** Start INFORMATION SUPPLIED **
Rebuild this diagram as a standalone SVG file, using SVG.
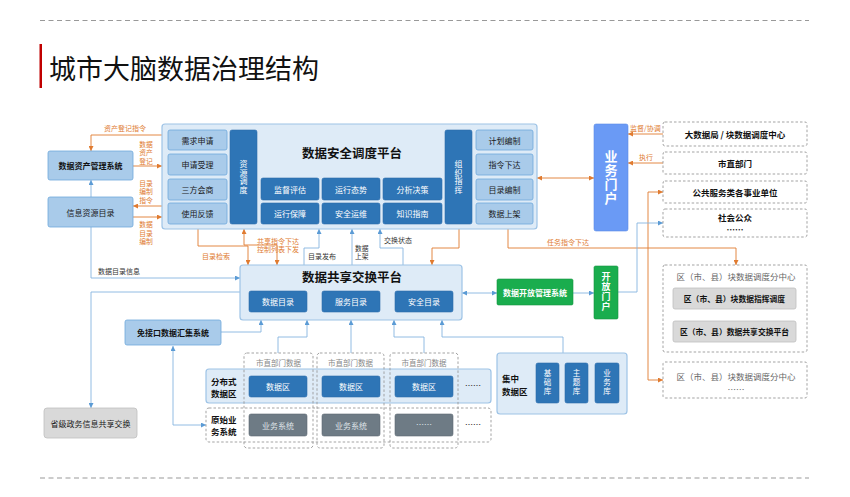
<svg xmlns="http://www.w3.org/2000/svg" width="850" height="497" viewBox="0 0 850 497">
<defs>
<style>
text{font-family:"Noto Sans CJK SC","Noto Sans",sans-serif;dominant-baseline:central}
.c{text-anchor:middle}
.v{writing-mode:vertical-rl;text-anchor:middle}
.plat{fill:#deebf7;stroke:#9dc3e6;stroke-width:1.2}
.lbox{fill:#a9cbea;stroke:#6fa8dc;stroke-width:0.8}
.dbox{fill:#2e75b6;stroke:#2b6cad;stroke-width:0.6}
.dash{fill:#fff;stroke:#999;stroke-width:0.9;stroke-dasharray:2.5 2}
.dashn{fill:none;stroke:#999;stroke-width:0.9;stroke-dasharray:2.5 2}
.gbox{fill:#d9d9d9;stroke:#bfbfbf;stroke-width:0.8}
.sbox{fill:#6e7b85;stroke:#5e6a73;stroke-width:0.6}
.ol{stroke:#e07b30;fill:none;stroke-width:0.9}
.bl{stroke:#86b4e0;fill:none;stroke-width:0.9}
.wt{fill:#fff;font-size:8px}
.dt{fill:#1a1a1a;font-size:8px}
.bt{fill:#111;font-size:8.5px;font-weight:bold}
.ot{fill:#e07b30;font-size:7px}
.gt{fill:#333;font-size:7px}
</style>
<marker id="ao" viewBox="0 0 10 10" refX="10" refY="5" markerWidth="5" markerHeight="5" orient="auto-start-reverse" markerUnits="userSpaceOnUse"><path d="M0,0 L10,5 L0,10 z" fill="#e07b30"/></marker>
<marker id="ab" viewBox="0 0 10 10" refX="10" refY="5" markerWidth="5" markerHeight="5" orient="auto-start-reverse" markerUnits="userSpaceOnUse"><path d="M0,0 L10,5 L0,10 z" fill="#5b9bd5"/></marker>
</defs>
<rect width="850" height="497" fill="#fff"/>

<g id="header">
<line x1="40" y1="20.5" x2="809" y2="20.5" stroke="#999" stroke-dasharray="5 3.5"/>
<line x1="40" y1="478" x2="809" y2="478" stroke="#999" stroke-dasharray="5 3.5"/>
<rect x="39.5" y="44" width="2.5" height="44" fill="#c00000"/>
<text x="49" y="67" style="font-size:27px;fill:#111">城市大脑数据治理结构</text>
</g>

<g id="connectors">
<path class="ol" d="M162,135 H91 V151" marker-end="url(#ao)"/>
<path class="ol" d="M133,166 H162" marker-end="url(#ao)"/>
<path class="ol" d="M162,206 H133" marker-end="url(#ao)"/>
<path class="ol" d="M133,217 H162" marker-end="url(#ao)"/>
<path class="ol" d="M198,229 V246 H248 V265" marker-end="url(#ao)"/>
<path class="ol" d="M277,265 V245 H244 V229" marker-start="url(#ao)" marker-end="url(#ao)"/>
<path class="ol" d="M459,229 V248 H432 V265" marker-end="url(#ao)"/>
<path class="ol" d="M508,229 V248 H736 V265" marker-end="url(#ao)"/>
<path class="ol" d="M663,192 H648 V380 H663" marker-start="url(#ao)" marker-end="url(#ao)"/>
<path class="ol" d="M537,178 H594" marker-start="url(#ao)" marker-end="url(#ao)"/>
<path class="ol" d="M663,134 H628" marker-end="url(#ao)"/>
<path class="ol" d="M663,163 H628" marker-end="url(#ao)"/>

<path class="bl" d="M91,197 V180" marker-end="url(#ab)"/>
<path class="bl" d="M91,227 V278 H240" marker-end="url(#ab)"/>
<path class="bl" d="M240,292 H91 V408" marker-end="url(#ab)"/>
<path class="bl" d="M304,265 V248 H319 V229" marker-end="url(#ab)"/>
<path class="bl" d="M352,265 V229" marker-end="url(#ab)"/>
<path class="bl" d="M403,265 V248 H380 V229" marker-end="url(#ab)"/>
<path class="bl" d="M462,293 H497" marker-start="url(#ab)" marker-end="url(#ab)"/>
<path class="bl" d="M573,293 H594" marker-end="url(#ab)"/>
<path class="bl" d="M618,292 H637 V223 H663" marker-end="url(#ab)"/>
<path class="bl" d="M736,321 V309" marker-end="url(#ab)"/>
<path class="bl" d="M221,332 H261 V320" marker-end="url(#ab)"/>
<path class="bl" d="M278,353 V337 H307 V320" marker-end="url(#ab)"/>
<path class="bl" d="M351,353 V320" marker-end="url(#ab)"/>
<path class="bl" d="M424,353 V337 H394 V320" marker-end="url(#ab)"/>
<path class="bl" d="M563,353 V337 H442 V320" marker-end="url(#ab)"/>
<path class="bl" d="M173,346 V425 H206" marker-start="url(#ab)" marker-end="url(#ab)"/>

<text class="ot" x="104" y="128">资产登记指令</text>
<text class="ot c" x="146" style="font-size:6.8px"><tspan x="146" y="143.5">数据</tspan><tspan x="146" y="152">资产</tspan><tspan x="146" y="160.5">登记</tspan></text>
<text class="ot c" x="146" style="font-size:6.8px"><tspan x="146" y="182.5">目录</tspan><tspan x="146" y="191">编制</tspan><tspan x="146" y="199.5">指令</tspan></text>
<text class="ot c" x="146" style="font-size:6.8px"><tspan x="146" y="224">数据</tspan><tspan x="146" y="232.5">目录</tspan><tspan x="146" y="241">编制</tspan></text>
<text class="gt" x="98" y="271">数据目录信息</text>
<text class="ot" x="202" y="256">目录检索</text>
<text class="ot" x="257" y="240.5">共享指令下达</text>
<text class="ot" x="257" y="249">控制列表下发</text>
<text class="gt" x="308" y="256">目录发布</text>
<text class="gt" x="355" style="font-size:6.8px"><tspan x="355" y="247.5">数据</tspan><tspan x="355" y="256">上架</tspan></text>
<text class="gt" x="384" y="240">交换状态</text>
<text class="ot" x="547" y="242">任务指令下达</text>
<text class="ot" x="630" y="128">监督/协调</text>
<text class="ot" x="639" y="157">执行</text>
</g>

<g id="dispatch-platform">
<rect class="plat" x="162" y="124" width="375" height="105" rx="3"/>
<text class="bt c" x="352" y="152" style="font-size:12.5px">数据安全调度平台</text>
<rect class="lbox" x="168" y="130" width="59" height="20" rx="2"/><text class="dt c" x="197.5" y="140">需求申请</text>
<rect class="lbox" x="168" y="154" width="59" height="21" rx="2"/><text class="dt c" x="197.5" y="164.5">申请受理</text>
<rect class="lbox" x="168" y="179" width="59" height="21" rx="2"/><text class="dt c" x="197.5" y="189.5">三方会商</text>
<rect class="lbox" x="168" y="203" width="59" height="21" rx="2"/><text class="dt c" x="197.5" y="213.5">使用反馈</text>
<rect class="dbox" x="230" y="130" width="27" height="94" rx="2"/>
<text class="wt v" x="243.5" y="177" style="letter-spacing:0.5px">资源调度</text>
<rect class="dbox" x="261" y="178" width="58" height="22" rx="2"/><text class="wt c" x="290" y="189">监督评估</text>
<rect class="dbox" x="322" y="178" width="58" height="22" rx="2"/><text class="wt c" x="351" y="189">运行态势</text>
<rect class="dbox" x="383" y="178" width="59" height="22" rx="2"/><text class="wt c" x="412.5" y="189">分析决策</text>
<rect class="dbox" x="261" y="203" width="58" height="21" rx="2"/><text class="wt c" x="290" y="213.5">运行保障</text>
<rect class="dbox" x="322" y="203" width="58" height="21" rx="2"/><text class="wt c" x="351" y="213.5">安全运维</text>
<rect class="dbox" x="383" y="203" width="59" height="21" rx="2"/><text class="wt c" x="412.5" y="213.5">知识指南</text>
<rect class="dbox" x="445" y="130" width="27" height="94" rx="2"/>
<text class="wt v" x="458.5" y="177" style="letter-spacing:0.5px">组织指挥</text>
<rect class="lbox" x="476" y="130" width="57" height="20" rx="2"/><text class="dt c" x="504.5" y="140">计划编制</text>
<rect class="lbox" x="476" y="154" width="57" height="21" rx="2"/><text class="dt c" x="504.5" y="164.5">指令下达</text>
<rect class="lbox" x="476" y="179" width="57" height="21" rx="2"/><text class="dt c" x="504.5" y="189.5">目录编制</text>
<rect class="lbox" x="476" y="203" width="57" height="21" rx="2"/><text class="dt c" x="504.5" y="213.5">数据上架</text>
</g>

<g id="asset-system">
<rect class="lbox" x="48" y="151" width="85" height="29" rx="2"/>
<text class="bt c" x="90.5" y="165.5" style="font-size:8px">数据资产管理系统</text>
</g>
<g id="resource-catalog">
<rect class="lbox" x="48" y="197" width="85" height="30" rx="2"/>
<text class="dt c" x="90.5" y="212">信息资源目录</text>
</g>

<g id="business-portal">
<rect x="594" y="124" width="34" height="107" rx="2" fill="#6a9af5" stroke="#5b8be6" stroke-width="0.6"/>
<text class="v" x="611" y="178" style="fill:#fff;font-size:13px;font-weight:bold;letter-spacing:1px">业务门户</text>
</g>

<g id="bigdata-bureau"><rect class="dash" x="663" y="122" width="144" height="24" rx="2"/><text class="bt c" x="735" y="134">大数据局 / 块数据调度中心</text></g>
<g id="city-departments"><rect class="dash" x="663" y="152" width="144" height="22" rx="2"/><text class="bt c" x="735" y="163">市直部门</text></g>
<g id="public-services"><rect class="dash" x="663" y="181" width="144" height="22" rx="2"/><text class="bt c" x="735" y="192">公共服务类各事业单位</text></g>
<g id="public"><rect class="dash" x="663" y="209" width="144" height="28" rx="2"/><text class="bt c" x="735" y="217">社会公众</text><text class="bt c" x="735" y="229">……</text></g>

<g id="sharing-platform">
<rect class="plat" x="240" y="265" width="222" height="55" rx="3"/>
<text class="bt c" x="352" y="276" style="font-size:12.5px">数据共享交换平台</text>
<rect class="dbox" x="249" y="291" width="58" height="21" rx="2"/><text class="wt c" x="278" y="301.5">数据目录</text>
<rect class="dbox" x="322" y="291" width="58" height="21" rx="2"/><text class="wt c" x="351" y="301.5">服务目录</text>
<rect class="dbox" x="395" y="291" width="58" height="21" rx="2"/><text class="wt c" x="424" y="301.5">安全目录</text>
</g>

<g id="open-mgmt">
<rect x="497" y="279" width="76" height="26" rx="1.5" fill="#1aad4e" stroke="#15943f" stroke-width="0.6"/>
<text class="c" x="535" y="292" style="fill:#fff;font-size:8px;font-weight:bold">数据开放管理系统</text>
</g>
<g id="open-portal">
<rect x="594" y="266" width="24" height="53" rx="1.5" fill="#1aad4e" stroke="#15943f" stroke-width="0.6"/>
<text class="v" x="606" y="292" style="fill:#fff;font-size:9px;font-weight:bold;letter-spacing:1px">开放门户</text>
</g>

<g id="district-center">
<rect class="dash" x="663" y="265" width="144" height="87" rx="2"/>
<text class="c" x="736" y="276" style="fill:#666;font-size:8.5px">区（市、县）块数据调度分中心</text>
<rect class="gbox" x="673" y="288" width="123" height="21" rx="2"/>
<text class="bt c" x="734.5" y="298.5" style="font-size:7.8px">区（市、县）块数据指挥调度</text>
<rect class="gbox" x="673" y="321" width="123" height="21" rx="2"/>
<text class="bt c" x="734.5" y="331.5" style="font-size:7.8px">区（市、县）数据共享交换平台</text>
</g>
<g id="district-center-2">
<rect class="dash" x="663" y="362" width="144" height="36" rx="2"/>
<text class="c" x="736" y="375.5" style="fill:#666;font-size:8.5px">区（市、县）块数据调度分中心</text>
<text class="c" x="736" y="388.5" style="fill:#666;font-size:8.5px">……</text>
</g>

<g id="no-interface">
<rect class="lbox" x="125" y="320" width="96" height="25" rx="2"/>
<text class="bt c" x="173" y="332.5" style="font-size:8px">免接口数据汇集系统</text>
</g>

<g id="provincial">
<rect class="gbox" x="44" y="408" width="93" height="30" rx="3"/>
<text class="dt c" x="90.5" y="423">省级政务信息共享交换</text>
</g>

<g id="distributed-zone">
<rect class="plat" x="206" y="369" width="285" height="34" rx="3"/>
<text class="bt"><tspan x="211" y="380.5">分布式</tspan><tspan x="211" y="393">数据区</tspan></text>
<rect class="dbox" x="249" y="376" width="58" height="21" rx="2"/><text class="wt c" x="278" y="386.5">数据区</text>
<rect class="dbox" x="322" y="376" width="58" height="21" rx="2"/><text class="wt c" x="351" y="386.5">数据区</text>
<rect class="dbox" x="395" y="376" width="58" height="21" rx="2"/><text class="wt c" x="424" y="386.5">数据区</text>
<text class="dt" x="465" y="385">……</text>
</g>

<g id="raw-systems">
<rect class="dashn" x="206" y="408" width="285" height="34" rx="3"/>
<text class="bt"><tspan x="211" y="418.5">原始业</tspan><tspan x="211" y="431">务系统</tspan></text>
<rect class="sbox" x="249" y="414" width="58" height="22" rx="2"/><text class="c" x="278" y="425" style="fill:#dfe4e8;font-size:8px">业务系统</text>
<rect class="sbox" x="322" y="414" width="58" height="22" rx="2"/><text class="c" x="351" y="425" style="fill:#dfe4e8;font-size:8px">业务系统</text>
<rect class="sbox" x="395" y="414" width="58" height="22" rx="2"/><text class="c" x="424" y="424" style="fill:#dfe4e8;font-size:8px">……</text>
<text class="dt" x="465" y="424">……</text>
</g>

<g id="dept-columns">
<rect class="dashn" x="244" y="353" width="69" height="95" rx="3"/>
<text class="c" x="278.5" y="362" style="fill:#888;font-size:7.5px">市直部门数据</text>
<rect class="dashn" x="317" y="353" width="67" height="95" rx="3"/>
<text class="c" x="350.5" y="362" style="fill:#888;font-size:7.5px">市直部门数据</text>
<rect class="dashn" x="390" y="353" width="68" height="95" rx="3"/>
<text class="c" x="424" y="362" style="fill:#888;font-size:7.5px">市直部门数据</text>
</g>

<g id="central-zone">
<rect class="plat" x="497" y="353" width="130" height="61" rx="3"/>
<text class="bt"><tspan x="502" y="377.5">集中</tspan><tspan x="502" y="391">数据区</tspan></text>
<rect class="dbox" x="536" y="363" width="23" height="40" rx="2"/>
<text class="wt v" x="547.5" y="383" style="font-size:7.5px;letter-spacing:1.5px">基础库</text>
<rect class="dbox" x="565" y="363" width="23" height="40" rx="2"/>
<text class="wt v" x="576.5" y="383" style="font-size:7.5px;letter-spacing:1.5px">主题库</text>
<rect class="dbox" x="595" y="363" width="24" height="40" rx="2"/>
<text class="wt v" x="607" y="383" style="font-size:7.5px;letter-spacing:1.5px">业务库</text>
</g>
</svg>
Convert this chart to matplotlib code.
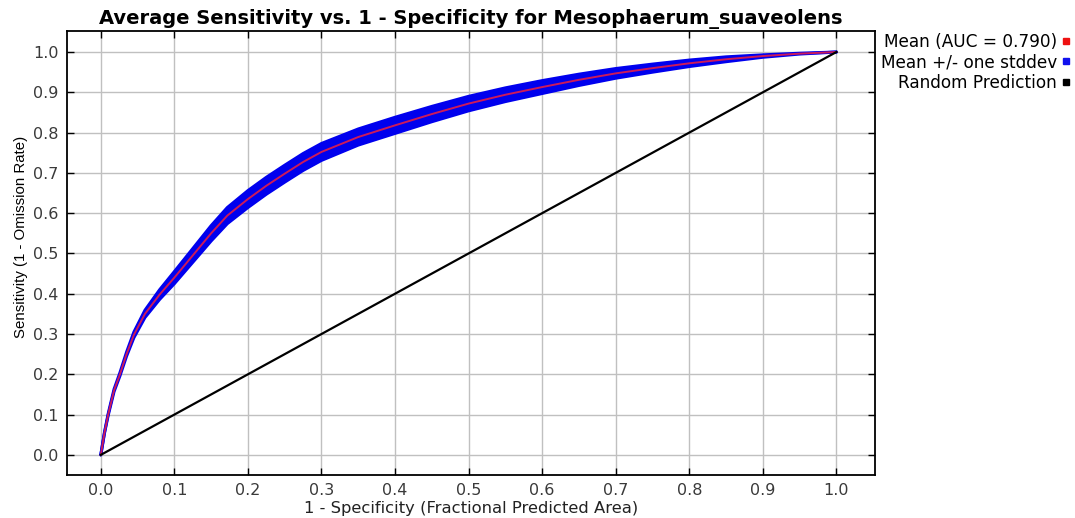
import numpy as np
from matplotlib import pyplot as plt
from matplotlib.lines import Line2D

plt.rcParams['font.family'] = ['DejaVu Sans']

# mean ROC curve
fpr = [0.0, 0.005, 0.01, 0.018, 0.026, 0.035, 0.045, 0.06, 0.08, 0.1,
       0.125, 0.15, 0.172, 0.2, 0.225, 0.25, 0.275, 0.3, 0.35, 0.4,
       0.45, 0.5, 0.55, 0.6, 0.65, 0.7, 0.75, 0.8, 0.85, 0.9,
       0.95, 1.0]
tpr = [0.0, 0.055, 0.1, 0.16, 0.2, 0.25, 0.298, 0.35, 0.398, 0.44,
       0.495, 0.55, 0.594, 0.635, 0.668, 0.698, 0.727, 0.752, 0.789, 0.818,
       0.846, 0.872, 0.894, 0.913, 0.931, 0.947, 0.96, 0.972, 0.982, 0.99,
       0.996, 1.0]
std = [0.0, 0.001, 0.002, 0.003, 0.004, 0.005, 0.007, 0.009, 0.012, 0.015,
       0.017, 0.019, 0.02, 0.021, 0.021, 0.021, 0.021, 0.021, 0.02, 0.02,
       0.019, 0.018, 0.017, 0.016, 0.014, 0.012, 0.01, 0.008, 0.006, 0.003,
       0.001, 0.0]
auc = 0.790

ticks = [round(0.1 * i, 1) for i in range(11)]

fpr = np.array(fpr)
tpr = np.array(tpr)
std = np.array(std)

fig = plt.figure(figsize=(10.75, 5.18), dpi=100)
ax = fig.add_axes([0.0623, 0.083, 0.752, 0.857])

# std band
ax.fill_between(fpr, tpr - std, tpr + std, color='#0000ee', lw=0, zorder=2)
ax.plot(fpr, tpr + std, color='#0000ee', lw=2.2, zorder=2, solid_capstyle='round')
ax.plot(fpr, tpr - std, color='#0000ee', lw=2.2, zorder=2, solid_capstyle='round')
# mean
ax.plot(fpr, tpr, color='#cc1a5a', lw=1.4, zorder=3)
# random
ax.plot([0, 1], [0, 1], color='black', lw=1.6, zorder=3)

ax.set_xlim(-0.046, 1.053)
ax.set_ylim(-0.05, 1.052)
ax.set_xticks(ticks)
ax.set_yticks(ticks)
ax.set_xticklabels([f'{t:.1f}' for t in ticks])
ax.set_yticklabels([f'{t:.1f}' for t in ticks])
ax.tick_params(direction='in', top=True, right=True, length=5, width=1,
               labelsize=11.5, labelcolor='#3a3a3a', pad=6)
ax.grid(True, color='#c0c0c0', lw=1)
ax.set_axisbelow(True)
for s in ax.spines.values():
    s.set_linewidth(1.3)

ax.set_title('Average Sensitivity vs. 1 - Specificity for Mesophaerum_suaveolens',
             fontsize=14, fontweight='bold', pad=5)
ax.set_xlabel('1 - Specificity (Fractional Predicted Area)', fontsize=11.8,
              color='#222222', labelpad=2)
ax.set_ylabel('Sensitivity (1 - Omission Rate)', fontsize=10.8,
              family=['Liberation Sans Narrow', 'Liberation Sans'])
ax.yaxis.set_label_coords(-0.048, 0.536)

handles = [Line2D([], [], marker='s', ls='none', color='#ee1111', markersize=5),
           Line2D([], [], marker='s', ls='none', color='#1111ee', markersize=5),
           Line2D([], [], marker='s', ls='none', color='black', markersize=5)]
labels = [f'Mean (AUC = {auc:.3f})', 'Mean +/- one stddev', 'Random Prediction']
fig.legend(handles, labels, markerfirst=False, frameon=False, fontsize=12.2,
           loc='upper right', bbox_to_anchor=(0.999, 0.94),
           bbox_transform=fig.transFigure, handletextpad=0.2, borderpad=0.1,
           labelspacing=0.15, borderaxespad=0, handlelength=0.7)

fig.savefig('out.png')
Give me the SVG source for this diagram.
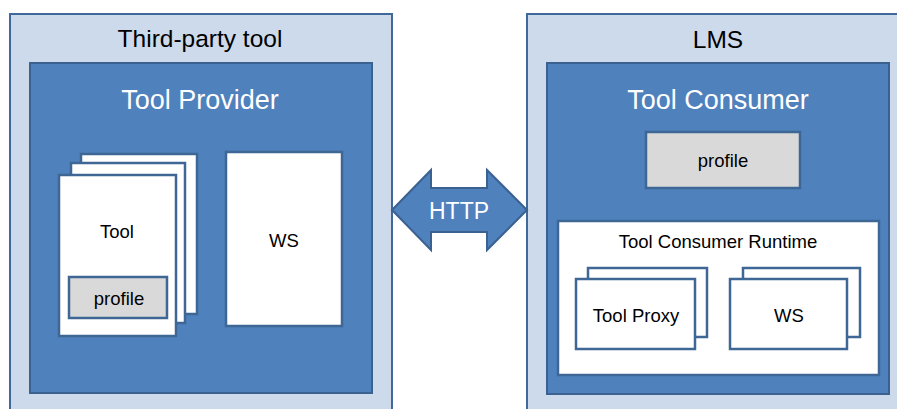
** End INFORMATION SUPPLIED **
#### PROBLEM STATEMENT
Search the records for the word "matplotlib", then list every line that has it.

#### COMPLETE OUTPUT
Convert this chart to matplotlib code.
from matplotlib import pyplot as plt
from matplotlib.lines import Line2D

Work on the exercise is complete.